Short problem:
Copy out the listing that follows, exactly, without its pictures.

Provided data:
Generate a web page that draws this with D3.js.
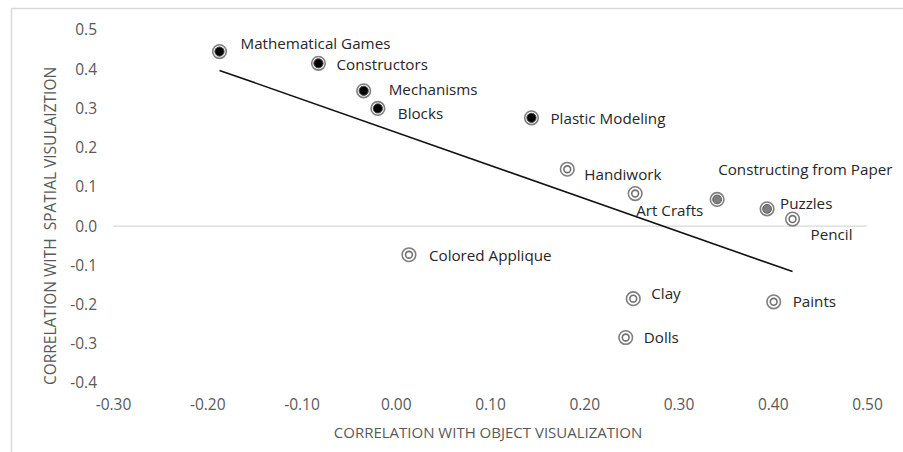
<!DOCTYPE html>
<html><head><meta charset="utf-8">
<script src="https://cdn.jsdelivr.net/npm/d3@7/dist/d3.min.js"></script>
<style>body{margin:0;background:#fff;} svg{display:block;font-family:"Open Sans",sans-serif;}</style>
</head><body>
<script>
const names = ["Mathematical Games","Constructors","Mechanisms","Blocks","Plastic Modeling","Handiwork","Art Crafts","Constructing from Paper","Puzzles","Pencil","Colored Applique","Clay","Dolls","Paints"];
const objectVis = [-0.187,-0.082,-0.034,-0.019,0.144,0.182,0.254,0.341,0.394,0.421,0.014,0.252,0.244,0.401];
const spatialVis = [0.445,0.415,0.345,0.30,0.276,0.145,0.083,0.068,0.044,0.018,-0.073,-0.185,-0.284,-0.193];
const markerType = ["dark","dark","dark","dark","dark","hollow","hollow","gray","gray","hollow","hollow","hollow","hollow","hollow"];
const labelDx = [21,18,25,20,19,17,1,1,13,18,20,18,18,19];
const labelDy = [-8,1,-1,5,1,5,17,-30,-5,16,1,-5,0,0];
const trendX = [-0.187,0.421];
const trendY = [0.397,-0.116];
const xTicks = [-0.30,-0.20,-0.10,0.00,0.10,0.20,0.30,0.40,0.50];
const yTicks = [0.5,0.4,0.3,0.2,0.1,0.0,-0.1,-0.2,-0.3,-0.4];

const W=903,H=452;
const svg=d3.select("body").append("svg").attr("width",W).attr("height",H);
const x=d3.scaleLinear().domain([-0.3,0.5]).range([113,867]);
const y=d3.scaleLinear().domain([-0.4,0.5]).range([383,30]);

// frame
svg.append("path").attr("d",`M11.5,${H} L11.5,8.5 L${W},8.5`).attr("fill","none").attr("stroke","#d9d9d9").attr("stroke-width",1.5);

// zero line
svg.append("line").attr("x1",x(-0.3)).attr("x2",x(0.5)).attr("y1",y(0)).attr("y2",y(0)).attr("stroke","#d9d9d9").attr("stroke-width",1.2);

// y axis labels
const yAxis=d3.axisLeft(y).tickValues(yTicks).tickFormat(d=>d3.format(".1f")(d).replace("−","-")).tickSize(0).tickPadding(0);
const ga=svg.append("g").attr("transform","translate(97,0)").call(yAxis);
ga.select(".domain").remove();
ga.selectAll("text").attr("fill","#595959").style("font-size","15.5px").style("font-family","'Open Sans',sans-serif");

// x axis labels
const xAxis=d3.axisBottom(x).tickValues(xTicks).tickFormat(d=>d3.format(".2f")(d).replace("−","-")).tickSize(0).tickPadding(0);
const gx=svg.append("g").attr("transform","translate(0,399)").call(xAxis);
gx.select(".domain").remove();
gx.selectAll("text").attr("fill","#595959").style("font-size","15.5px").style("font-family","'Open Sans',sans-serif");

// axis titles
svg.append("text").attr("x",488).attr("y",438).attr("text-anchor","middle").attr("fill","#595959").style("font-size","15px").text("CORRELATION WITH OBJECT VISUALIZATION");
svg.append("text").attr("transform","translate(56,226) rotate(-90)").attr("text-anchor","middle").attr("fill","#595959").style("font-size","15.5px").style("white-space","pre").attr("xml:space","preserve").text("CORRELATION WITH  SPATIAL VISULAIZTION");

// trend line
svg.append("line").attr("x1",x(trendX[0])).attr("y1",y(trendY[0])).attr("x2",x(trendX[1])).attr("y2",y(trendY[1])).attr("stroke","#111").attr("stroke-width",1.6);

// points
const data=names.map((n,i)=>({n,x:objectVis[i],y:spatialVis[i],t:markerType[i],dx:labelDx[i],dy:labelDy[i]}));
const g=svg.append("g").selectAll("g").data(data).join("g").attr("transform",d=>`translate(${x(d.x)},${y(d.y)})`);
g.append("circle").attr("r",6.8).attr("fill","#fff").attr("stroke","#7f7f7f").attr("stroke-width",1.6);
g.filter(d=>d.t==="dark").append("circle").attr("r",4.6).attr("fill","#000").attr("stroke","#444").attr("stroke-width",1);
g.filter(d=>d.t==="gray").append("circle").attr("r",4.4).attr("fill","#808080").attr("stroke","#595959").attr("stroke-width",1);
g.filter(d=>d.t==="hollow").append("circle").attr("r",3.4).attr("fill","#fff").attr("stroke","#6f6f6f").attr("stroke-width",1.6);

// labels
g.append("text").attr("x",d=>d.dx).attr("y",d=>d.dy).attr("dy","0.35em").attr("fill","#262626").style("font-size","15.2px").text(d=>d.n);
</script>
</body></html>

Finished answer:
Generate a web page that draws this with D3.js.
<!DOCTYPE html>
<html><head><meta charset="utf-8">
<script src="https://cdn.jsdelivr.net/npm/d3@7/dist/d3.min.js"></script>
<style>body{margin:0;background:#fff;} svg{display:block;font-family:"Open Sans",sans-serif;}</style>
</head><body>
<script>
const names = ["Mathematical Games","Constructors","Mechanisms","Blocks","Plastic Modeling","Handiwork","Art Crafts","Constructing from Paper","Puzzles","Pencil","Colored Applique","Clay","Dolls","Paints"];
const objectVis = [-0.187,-0.082,-0.034,-0.019,0.144,0.182,0.254,0.341,0.394,0.421,0.014,0.252,0.244,0.401];
const spatialVis = [0.445,0.415,0.345,0.30,0.276,0.145,0.083,0.068,0.044,0.018,-0.073,-0.185,-0.284,-0.193];
const markerType = ["dark","dark","dark","dark","dark","hollow","hollow","gray","gray","hollow","hollow","hollow","hollow","hollow"];
const labelDx = [21,18,25,20,19,17,1,1,13,18,20,18,18,19];
const labelDy = [-8,1,-1,5,1,5,17,-30,-5,16,1,-5,0,0];
const trendX = [-0.187,0.421];
const trendY = [0.397,-0.116];
const xTicks = [-0.30,-0.20,-0.10,0.00,0.10,0.20,0.30,0.40,0.50];
const yTicks = [0.5,0.4,0.3,0.2,0.1,0.0,-0.1,-0.2,-0.3,-0.4];

const W=903,H=452;
const svg=d3.select("body").append("svg").attr("width",W).attr("height",H);
const x=d3.scaleLinear().domain([-0.3,0.5]).range([113,867]);
const y=d3.scaleLinear().domain([-0.4,0.5]).range([383,30]);

// frame
svg.append("path").attr("d",`M11.5,${H} L11.5,8.5 L${W},8.5`).attr("fill","none").attr("stroke","#d9d9d9").attr("stroke-width",1.5);

// zero line
svg.append("line").attr("x1",x(-0.3)).attr("x2",x(0.5)).attr("y1",y(0)).attr("y2",y(0)).attr("stroke","#d9d9d9").attr("stroke-width",1.2);

// y axis labels
const yAxis=d3.axisLeft(y).tickValues(yTicks).tickFormat(d=>d3.format(".1f")(d).replace("−","-")).tickSize(0).tickPadding(0);
const ga=svg.append("g").attr("transform","translate(97,0)").call(yAxis);
ga.select(".domain").remove();
ga.selectAll("text").attr("fill","#595959").style("font-size","15.5px").style("font-family","'Open Sans',sans-serif");

// x axis labels
const xAxis=d3.axisBottom(x).tickValues(xTicks).tickFormat(d=>d3.format(".2f")(d).replace("−","-")).tickSize(0).tickPadding(0);
const gx=svg.append("g").attr("transform","translate(0,399)").call(xAxis);
gx.select(".domain").remove();
gx.selectAll("text").attr("fill","#595959").style("font-size","15.5px").style("font-family","'Open Sans',sans-serif");

// axis titles
svg.append("text").attr("x",488).attr("y",438).attr("text-anchor","middle").attr("fill","#595959").style("font-size","15px").text("CORRELATION WITH OBJECT VISUALIZATION");
svg.append("text").attr("transform","translate(56,226) rotate(-90)").attr("text-anchor","middle").attr("fill","#595959").style("font-size","15.5px").style("white-space","pre").attr("xml:space","preserve").text("CORRELATION WITH  SPATIAL VISULAIZTION");

// trend line
svg.append("line").attr("x1",x(trendX[0])).attr("y1",y(trendY[0])).attr("x2",x(trendX[1])).attr("y2",y(trendY[1])).attr("stroke","#111").attr("stroke-width",1.6);

// points
const data=names.map((n,i)=>({n,x:objectVis[i],y:spatialVis[i],t:markerType[i],dx:labelDx[i],dy:labelDy[i]}));
const g=svg.append("g").selectAll("g").data(data).join("g").attr("transform",d=>`translate(${x(d.x)},${y(d.y)})`);
g.append("circle").attr("r",6.8).attr("fill","#fff").attr("stroke","#7f7f7f").attr("stroke-width",1.6);
g.filter(d=>d.t==="dark").append("circle").attr("r",4.6).attr("fill","#000").attr("stroke","#444").attr("stroke-width",1);
g.filter(d=>d.t==="gray").append("circle").attr("r",4.4).attr("fill","#808080").attr("stroke","#595959").attr("stroke-width",1);
g.filter(d=>d.t==="hollow").append("circle").attr("r",3.4).attr("fill","#fff").attr("stroke","#6f6f6f").attr("stroke-width",1.6);

// labels
g.append("text").attr("x",d=>d.dx).attr("y",d=>d.dy).attr("dy","0.35em").attr("fill","#262626").style("font-size","15.2px").text(d=>d.n);
</script>
</body></html>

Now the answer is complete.